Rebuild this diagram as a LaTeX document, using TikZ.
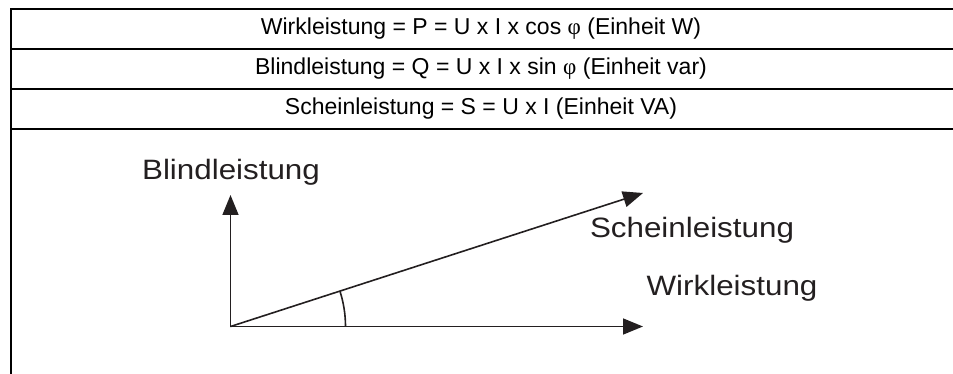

* * *

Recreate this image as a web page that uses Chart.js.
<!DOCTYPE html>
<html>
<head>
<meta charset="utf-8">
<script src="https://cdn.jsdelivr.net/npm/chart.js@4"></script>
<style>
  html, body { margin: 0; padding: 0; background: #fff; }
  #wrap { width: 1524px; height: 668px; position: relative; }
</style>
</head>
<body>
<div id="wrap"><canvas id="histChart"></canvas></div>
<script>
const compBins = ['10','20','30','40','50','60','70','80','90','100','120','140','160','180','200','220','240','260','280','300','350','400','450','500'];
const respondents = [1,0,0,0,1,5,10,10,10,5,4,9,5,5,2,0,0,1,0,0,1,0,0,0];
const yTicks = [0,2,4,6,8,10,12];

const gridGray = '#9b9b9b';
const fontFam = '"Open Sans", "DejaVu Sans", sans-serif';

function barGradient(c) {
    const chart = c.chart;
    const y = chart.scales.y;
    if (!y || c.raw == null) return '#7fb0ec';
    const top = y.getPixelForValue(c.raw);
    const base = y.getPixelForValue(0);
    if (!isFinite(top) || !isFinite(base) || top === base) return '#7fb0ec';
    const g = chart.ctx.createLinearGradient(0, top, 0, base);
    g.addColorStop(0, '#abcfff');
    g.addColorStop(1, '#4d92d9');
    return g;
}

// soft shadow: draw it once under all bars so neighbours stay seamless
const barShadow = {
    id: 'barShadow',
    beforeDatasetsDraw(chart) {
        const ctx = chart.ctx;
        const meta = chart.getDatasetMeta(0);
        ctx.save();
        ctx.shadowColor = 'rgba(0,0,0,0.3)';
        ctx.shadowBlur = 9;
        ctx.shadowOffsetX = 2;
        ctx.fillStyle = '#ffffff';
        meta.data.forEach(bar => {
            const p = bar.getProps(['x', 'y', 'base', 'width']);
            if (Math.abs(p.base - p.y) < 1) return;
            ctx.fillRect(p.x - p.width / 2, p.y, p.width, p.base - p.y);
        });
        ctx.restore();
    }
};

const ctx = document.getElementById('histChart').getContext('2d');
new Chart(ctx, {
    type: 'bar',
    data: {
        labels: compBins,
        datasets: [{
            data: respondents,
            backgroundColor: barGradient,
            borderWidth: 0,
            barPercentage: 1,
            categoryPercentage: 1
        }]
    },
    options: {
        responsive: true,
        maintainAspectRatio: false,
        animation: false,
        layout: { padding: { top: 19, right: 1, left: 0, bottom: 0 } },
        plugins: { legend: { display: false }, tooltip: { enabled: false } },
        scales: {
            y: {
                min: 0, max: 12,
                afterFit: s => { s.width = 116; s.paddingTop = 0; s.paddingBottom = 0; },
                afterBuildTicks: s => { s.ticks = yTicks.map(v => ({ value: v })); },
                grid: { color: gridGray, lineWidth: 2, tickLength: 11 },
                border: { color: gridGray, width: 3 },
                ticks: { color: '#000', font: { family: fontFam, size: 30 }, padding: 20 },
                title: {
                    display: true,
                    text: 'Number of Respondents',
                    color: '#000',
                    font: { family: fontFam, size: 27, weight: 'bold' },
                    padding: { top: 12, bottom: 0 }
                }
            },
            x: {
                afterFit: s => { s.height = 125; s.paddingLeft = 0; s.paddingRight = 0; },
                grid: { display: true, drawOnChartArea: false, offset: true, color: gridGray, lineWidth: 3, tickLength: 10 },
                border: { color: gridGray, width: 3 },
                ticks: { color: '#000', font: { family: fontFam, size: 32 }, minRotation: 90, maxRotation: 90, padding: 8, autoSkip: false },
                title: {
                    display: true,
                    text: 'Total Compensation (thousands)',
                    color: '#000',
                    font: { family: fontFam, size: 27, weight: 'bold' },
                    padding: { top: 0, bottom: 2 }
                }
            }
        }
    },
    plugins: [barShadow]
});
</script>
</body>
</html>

— SET TASK —
From the listing, copy every line where the string "this" appears.

— SOLVED EXERCISE —
Rebuild this diagram as a LaTeX document, using TikZ.
Recreate this image as a web page that uses Chart.js.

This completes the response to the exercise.